-- Begin Input --

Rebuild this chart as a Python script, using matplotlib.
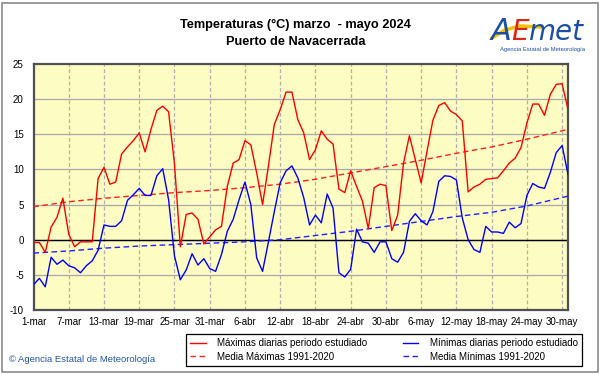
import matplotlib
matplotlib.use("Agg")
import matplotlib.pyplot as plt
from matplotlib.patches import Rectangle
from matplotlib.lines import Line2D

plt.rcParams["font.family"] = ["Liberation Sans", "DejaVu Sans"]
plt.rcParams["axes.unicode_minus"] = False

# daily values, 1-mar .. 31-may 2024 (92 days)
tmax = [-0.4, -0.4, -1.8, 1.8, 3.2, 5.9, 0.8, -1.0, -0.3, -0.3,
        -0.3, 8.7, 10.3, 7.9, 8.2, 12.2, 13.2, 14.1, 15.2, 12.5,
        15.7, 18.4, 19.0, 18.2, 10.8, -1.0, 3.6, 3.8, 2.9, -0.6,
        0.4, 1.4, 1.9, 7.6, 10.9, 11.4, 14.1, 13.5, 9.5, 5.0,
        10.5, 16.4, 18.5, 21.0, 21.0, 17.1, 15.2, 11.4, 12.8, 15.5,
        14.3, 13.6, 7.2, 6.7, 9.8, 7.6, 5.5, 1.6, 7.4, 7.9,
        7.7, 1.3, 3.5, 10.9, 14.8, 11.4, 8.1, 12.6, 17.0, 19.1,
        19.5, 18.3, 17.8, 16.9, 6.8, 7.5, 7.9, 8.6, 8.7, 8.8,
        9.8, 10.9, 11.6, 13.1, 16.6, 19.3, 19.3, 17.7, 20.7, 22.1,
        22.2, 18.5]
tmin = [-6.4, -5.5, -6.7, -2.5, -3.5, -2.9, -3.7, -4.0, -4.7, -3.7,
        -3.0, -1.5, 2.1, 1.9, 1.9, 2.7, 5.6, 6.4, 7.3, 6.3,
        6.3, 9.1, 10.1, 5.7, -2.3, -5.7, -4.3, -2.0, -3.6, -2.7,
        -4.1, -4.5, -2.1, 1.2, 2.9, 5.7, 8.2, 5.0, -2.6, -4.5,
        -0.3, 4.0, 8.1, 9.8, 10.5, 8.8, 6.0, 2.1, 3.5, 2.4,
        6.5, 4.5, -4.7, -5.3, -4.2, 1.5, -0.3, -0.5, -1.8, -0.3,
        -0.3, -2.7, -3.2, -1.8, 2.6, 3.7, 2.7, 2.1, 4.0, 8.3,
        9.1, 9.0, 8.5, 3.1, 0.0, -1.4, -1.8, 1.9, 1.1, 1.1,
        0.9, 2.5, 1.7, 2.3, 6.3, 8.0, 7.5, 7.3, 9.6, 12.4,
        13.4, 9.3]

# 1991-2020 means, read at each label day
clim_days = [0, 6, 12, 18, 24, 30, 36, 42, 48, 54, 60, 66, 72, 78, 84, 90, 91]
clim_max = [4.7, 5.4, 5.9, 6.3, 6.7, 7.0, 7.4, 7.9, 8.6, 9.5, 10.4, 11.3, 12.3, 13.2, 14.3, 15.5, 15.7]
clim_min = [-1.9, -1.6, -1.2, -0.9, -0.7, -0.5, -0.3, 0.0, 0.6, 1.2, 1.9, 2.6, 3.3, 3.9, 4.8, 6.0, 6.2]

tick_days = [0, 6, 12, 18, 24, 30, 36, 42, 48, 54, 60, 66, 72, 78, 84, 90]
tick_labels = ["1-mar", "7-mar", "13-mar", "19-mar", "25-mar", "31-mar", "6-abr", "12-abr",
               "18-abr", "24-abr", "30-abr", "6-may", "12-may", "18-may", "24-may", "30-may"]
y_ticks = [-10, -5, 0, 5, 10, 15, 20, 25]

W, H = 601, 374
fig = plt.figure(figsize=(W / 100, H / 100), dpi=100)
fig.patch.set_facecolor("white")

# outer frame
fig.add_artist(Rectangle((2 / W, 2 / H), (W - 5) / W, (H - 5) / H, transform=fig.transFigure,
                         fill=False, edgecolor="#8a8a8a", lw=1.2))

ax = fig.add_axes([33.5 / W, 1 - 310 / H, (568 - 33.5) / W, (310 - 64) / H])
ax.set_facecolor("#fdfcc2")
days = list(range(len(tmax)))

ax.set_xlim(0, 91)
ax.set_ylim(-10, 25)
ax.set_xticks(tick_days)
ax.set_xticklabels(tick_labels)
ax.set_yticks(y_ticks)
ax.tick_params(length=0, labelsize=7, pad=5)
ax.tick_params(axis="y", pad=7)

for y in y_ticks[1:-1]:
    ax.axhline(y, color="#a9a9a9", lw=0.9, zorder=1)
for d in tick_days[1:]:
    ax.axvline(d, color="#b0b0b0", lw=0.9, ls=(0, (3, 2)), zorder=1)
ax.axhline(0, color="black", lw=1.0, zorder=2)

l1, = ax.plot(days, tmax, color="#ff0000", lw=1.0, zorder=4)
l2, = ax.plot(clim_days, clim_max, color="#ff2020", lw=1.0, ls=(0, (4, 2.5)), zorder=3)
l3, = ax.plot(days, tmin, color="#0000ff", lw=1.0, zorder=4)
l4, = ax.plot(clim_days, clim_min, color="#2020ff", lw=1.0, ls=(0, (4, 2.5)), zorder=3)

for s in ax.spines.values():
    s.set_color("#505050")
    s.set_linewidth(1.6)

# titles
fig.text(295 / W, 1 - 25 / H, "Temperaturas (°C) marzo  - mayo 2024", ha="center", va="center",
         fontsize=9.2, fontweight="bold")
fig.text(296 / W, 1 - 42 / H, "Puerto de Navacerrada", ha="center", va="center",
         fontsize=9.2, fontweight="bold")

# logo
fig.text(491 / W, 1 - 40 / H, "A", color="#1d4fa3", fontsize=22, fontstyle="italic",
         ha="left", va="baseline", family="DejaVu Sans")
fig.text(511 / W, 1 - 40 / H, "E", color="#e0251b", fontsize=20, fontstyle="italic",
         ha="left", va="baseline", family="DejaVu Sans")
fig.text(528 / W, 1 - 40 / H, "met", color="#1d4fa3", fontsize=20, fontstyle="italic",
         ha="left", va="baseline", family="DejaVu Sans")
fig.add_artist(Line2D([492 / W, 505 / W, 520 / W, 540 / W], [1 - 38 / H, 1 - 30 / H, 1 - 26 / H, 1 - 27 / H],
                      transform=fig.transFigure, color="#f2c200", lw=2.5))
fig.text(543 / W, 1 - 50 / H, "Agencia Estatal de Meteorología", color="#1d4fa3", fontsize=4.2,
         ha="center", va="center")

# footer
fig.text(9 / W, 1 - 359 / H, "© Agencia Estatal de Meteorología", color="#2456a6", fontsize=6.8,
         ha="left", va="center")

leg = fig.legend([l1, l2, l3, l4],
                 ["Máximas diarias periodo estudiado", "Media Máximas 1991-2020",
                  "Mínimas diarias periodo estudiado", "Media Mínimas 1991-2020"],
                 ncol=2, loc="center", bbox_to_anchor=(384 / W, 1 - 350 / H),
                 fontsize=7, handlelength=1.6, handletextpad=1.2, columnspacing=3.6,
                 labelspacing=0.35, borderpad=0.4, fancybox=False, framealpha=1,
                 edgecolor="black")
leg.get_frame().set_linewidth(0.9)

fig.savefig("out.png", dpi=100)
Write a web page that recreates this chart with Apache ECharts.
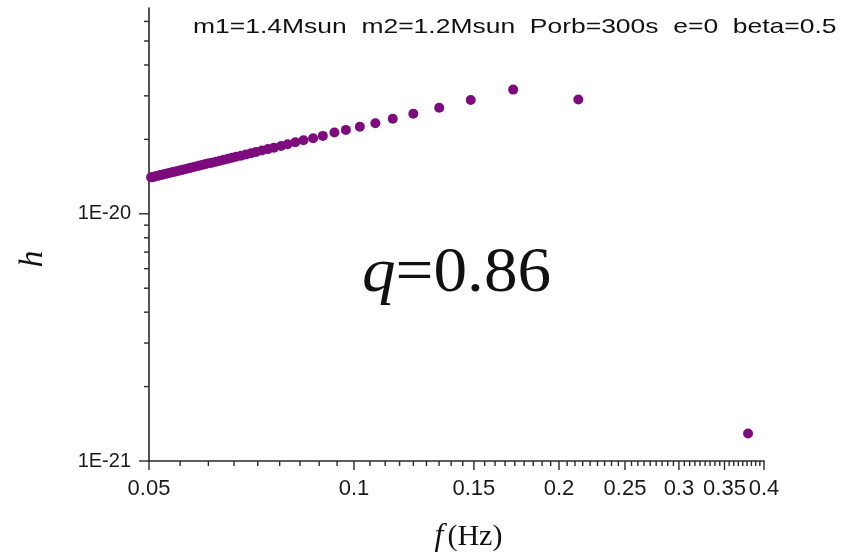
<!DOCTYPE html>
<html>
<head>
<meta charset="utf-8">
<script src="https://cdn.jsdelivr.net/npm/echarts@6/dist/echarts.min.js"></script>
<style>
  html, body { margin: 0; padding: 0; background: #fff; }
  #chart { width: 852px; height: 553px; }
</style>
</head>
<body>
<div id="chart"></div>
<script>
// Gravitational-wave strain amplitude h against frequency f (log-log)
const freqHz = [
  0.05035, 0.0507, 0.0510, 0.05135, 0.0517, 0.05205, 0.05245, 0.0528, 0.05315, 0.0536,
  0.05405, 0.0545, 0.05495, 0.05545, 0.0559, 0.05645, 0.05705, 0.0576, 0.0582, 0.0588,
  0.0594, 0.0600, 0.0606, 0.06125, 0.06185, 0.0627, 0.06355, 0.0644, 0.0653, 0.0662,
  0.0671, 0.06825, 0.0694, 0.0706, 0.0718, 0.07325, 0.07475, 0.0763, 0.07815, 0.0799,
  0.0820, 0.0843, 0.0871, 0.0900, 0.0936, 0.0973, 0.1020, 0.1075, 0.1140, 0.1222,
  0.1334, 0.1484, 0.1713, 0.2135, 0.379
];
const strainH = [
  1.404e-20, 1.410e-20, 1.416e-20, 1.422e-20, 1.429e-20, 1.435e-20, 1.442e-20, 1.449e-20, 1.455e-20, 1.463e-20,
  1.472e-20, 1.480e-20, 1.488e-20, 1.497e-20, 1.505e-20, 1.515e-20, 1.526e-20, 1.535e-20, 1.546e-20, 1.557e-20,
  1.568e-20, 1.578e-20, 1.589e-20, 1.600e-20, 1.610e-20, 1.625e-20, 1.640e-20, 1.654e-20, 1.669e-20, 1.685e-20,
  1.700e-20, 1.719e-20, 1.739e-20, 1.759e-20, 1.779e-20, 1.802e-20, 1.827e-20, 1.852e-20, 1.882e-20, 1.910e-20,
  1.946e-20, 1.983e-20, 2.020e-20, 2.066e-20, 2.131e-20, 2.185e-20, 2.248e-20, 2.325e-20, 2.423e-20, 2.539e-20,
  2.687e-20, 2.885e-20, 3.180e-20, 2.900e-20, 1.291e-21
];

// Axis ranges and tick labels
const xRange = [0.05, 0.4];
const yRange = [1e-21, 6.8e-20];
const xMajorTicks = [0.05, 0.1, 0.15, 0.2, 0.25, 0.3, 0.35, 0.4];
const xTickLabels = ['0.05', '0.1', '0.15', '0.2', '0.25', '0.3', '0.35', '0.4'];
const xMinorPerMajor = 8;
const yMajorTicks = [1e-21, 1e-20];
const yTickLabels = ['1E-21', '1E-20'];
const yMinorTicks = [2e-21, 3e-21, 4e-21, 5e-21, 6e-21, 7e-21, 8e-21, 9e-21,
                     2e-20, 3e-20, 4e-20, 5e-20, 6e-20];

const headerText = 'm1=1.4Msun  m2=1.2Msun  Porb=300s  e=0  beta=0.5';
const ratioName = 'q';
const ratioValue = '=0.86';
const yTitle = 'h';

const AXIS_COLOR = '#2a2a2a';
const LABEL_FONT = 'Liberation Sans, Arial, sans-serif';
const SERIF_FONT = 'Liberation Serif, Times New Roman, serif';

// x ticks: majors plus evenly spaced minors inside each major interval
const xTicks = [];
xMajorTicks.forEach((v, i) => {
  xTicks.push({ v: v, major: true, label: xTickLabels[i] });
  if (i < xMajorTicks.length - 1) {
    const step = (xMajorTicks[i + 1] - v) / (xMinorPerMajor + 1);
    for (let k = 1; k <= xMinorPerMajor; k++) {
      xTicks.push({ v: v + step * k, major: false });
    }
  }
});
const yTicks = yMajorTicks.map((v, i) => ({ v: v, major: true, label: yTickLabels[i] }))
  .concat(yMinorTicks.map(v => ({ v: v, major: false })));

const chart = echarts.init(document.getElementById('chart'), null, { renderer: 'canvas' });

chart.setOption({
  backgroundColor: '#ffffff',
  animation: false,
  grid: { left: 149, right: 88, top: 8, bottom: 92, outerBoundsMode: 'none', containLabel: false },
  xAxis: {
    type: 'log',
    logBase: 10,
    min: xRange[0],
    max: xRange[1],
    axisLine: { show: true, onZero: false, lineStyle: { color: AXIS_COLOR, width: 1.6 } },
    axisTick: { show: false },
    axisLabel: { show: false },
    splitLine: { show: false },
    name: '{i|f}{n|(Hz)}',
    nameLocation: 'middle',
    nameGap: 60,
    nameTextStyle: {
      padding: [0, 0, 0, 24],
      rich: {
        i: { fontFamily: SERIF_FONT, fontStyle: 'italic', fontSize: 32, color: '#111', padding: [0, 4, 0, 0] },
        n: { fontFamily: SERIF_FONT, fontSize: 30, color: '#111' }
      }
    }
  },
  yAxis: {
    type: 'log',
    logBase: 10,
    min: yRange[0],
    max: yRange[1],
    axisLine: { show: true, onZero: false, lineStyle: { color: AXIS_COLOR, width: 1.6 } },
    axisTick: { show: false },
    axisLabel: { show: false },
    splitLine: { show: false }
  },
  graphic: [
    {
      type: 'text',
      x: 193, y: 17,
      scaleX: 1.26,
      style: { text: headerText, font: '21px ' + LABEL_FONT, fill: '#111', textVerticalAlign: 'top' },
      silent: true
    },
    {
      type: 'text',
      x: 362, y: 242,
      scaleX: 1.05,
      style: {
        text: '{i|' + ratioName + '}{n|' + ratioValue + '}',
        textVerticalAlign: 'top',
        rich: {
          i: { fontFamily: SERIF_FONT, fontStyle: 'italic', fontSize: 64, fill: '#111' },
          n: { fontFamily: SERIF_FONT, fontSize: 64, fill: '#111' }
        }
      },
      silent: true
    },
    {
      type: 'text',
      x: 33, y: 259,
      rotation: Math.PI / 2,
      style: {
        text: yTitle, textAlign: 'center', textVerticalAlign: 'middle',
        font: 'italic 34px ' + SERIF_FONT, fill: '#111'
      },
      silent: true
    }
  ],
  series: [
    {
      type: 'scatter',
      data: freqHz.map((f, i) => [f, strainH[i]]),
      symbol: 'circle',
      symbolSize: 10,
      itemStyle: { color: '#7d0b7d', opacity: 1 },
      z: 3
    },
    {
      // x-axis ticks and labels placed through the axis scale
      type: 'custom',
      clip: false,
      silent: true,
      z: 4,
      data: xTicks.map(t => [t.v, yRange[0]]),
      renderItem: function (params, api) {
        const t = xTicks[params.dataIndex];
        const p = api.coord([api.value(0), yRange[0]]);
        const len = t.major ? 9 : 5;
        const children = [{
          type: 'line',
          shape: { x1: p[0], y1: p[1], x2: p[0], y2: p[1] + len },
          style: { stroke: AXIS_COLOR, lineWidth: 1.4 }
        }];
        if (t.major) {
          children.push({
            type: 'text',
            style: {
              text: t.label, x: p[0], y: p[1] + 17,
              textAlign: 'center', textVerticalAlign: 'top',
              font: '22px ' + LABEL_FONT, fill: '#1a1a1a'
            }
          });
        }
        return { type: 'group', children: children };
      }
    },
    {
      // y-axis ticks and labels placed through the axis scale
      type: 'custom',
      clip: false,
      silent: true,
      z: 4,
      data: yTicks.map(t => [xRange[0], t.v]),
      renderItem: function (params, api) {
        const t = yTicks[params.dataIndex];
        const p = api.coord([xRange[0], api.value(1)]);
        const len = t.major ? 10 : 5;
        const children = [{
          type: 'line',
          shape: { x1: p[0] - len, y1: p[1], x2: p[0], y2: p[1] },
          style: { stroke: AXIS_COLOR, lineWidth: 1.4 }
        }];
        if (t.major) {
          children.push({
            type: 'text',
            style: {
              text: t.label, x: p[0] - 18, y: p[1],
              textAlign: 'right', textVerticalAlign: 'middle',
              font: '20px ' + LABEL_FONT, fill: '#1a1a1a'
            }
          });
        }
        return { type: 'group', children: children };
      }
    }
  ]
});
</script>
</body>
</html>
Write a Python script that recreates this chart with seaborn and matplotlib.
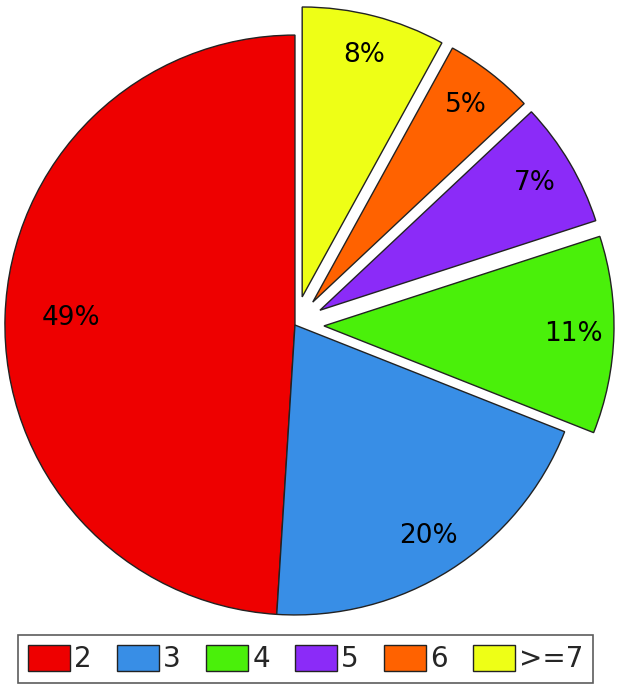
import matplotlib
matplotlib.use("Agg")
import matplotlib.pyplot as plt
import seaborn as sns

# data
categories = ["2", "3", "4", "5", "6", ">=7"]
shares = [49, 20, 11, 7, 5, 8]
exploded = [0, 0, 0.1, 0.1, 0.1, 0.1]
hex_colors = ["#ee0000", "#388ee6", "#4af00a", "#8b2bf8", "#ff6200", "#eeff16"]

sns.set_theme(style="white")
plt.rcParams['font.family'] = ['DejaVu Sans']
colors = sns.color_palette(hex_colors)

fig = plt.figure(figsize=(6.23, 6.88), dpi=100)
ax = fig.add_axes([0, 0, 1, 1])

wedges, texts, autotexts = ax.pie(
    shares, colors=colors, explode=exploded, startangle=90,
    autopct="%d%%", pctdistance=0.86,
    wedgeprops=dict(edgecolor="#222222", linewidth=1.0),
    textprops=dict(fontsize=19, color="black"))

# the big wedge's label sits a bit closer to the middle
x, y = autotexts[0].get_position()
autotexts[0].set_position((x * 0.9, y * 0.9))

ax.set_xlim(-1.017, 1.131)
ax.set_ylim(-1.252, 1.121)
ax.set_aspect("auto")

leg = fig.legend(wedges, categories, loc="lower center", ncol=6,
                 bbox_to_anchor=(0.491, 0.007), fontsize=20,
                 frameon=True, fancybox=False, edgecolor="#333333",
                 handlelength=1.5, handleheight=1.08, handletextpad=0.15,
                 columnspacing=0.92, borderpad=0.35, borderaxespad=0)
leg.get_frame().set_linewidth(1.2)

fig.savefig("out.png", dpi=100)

-- End Input --

[Written task]
Only the lines from the top of the data through the line with "from matplotlib.lines import Line2D" should be quoted, exactly and with both ends kept; skip the pictures.

[Reply]
Rebuild this chart as a Python script, using matplotlib.
import matplotlib
matplotlib.use("Agg")
import matplotlib.pyplot as plt
from matplotlib.patches import Rectangle
from matplotlib.lines import Line2D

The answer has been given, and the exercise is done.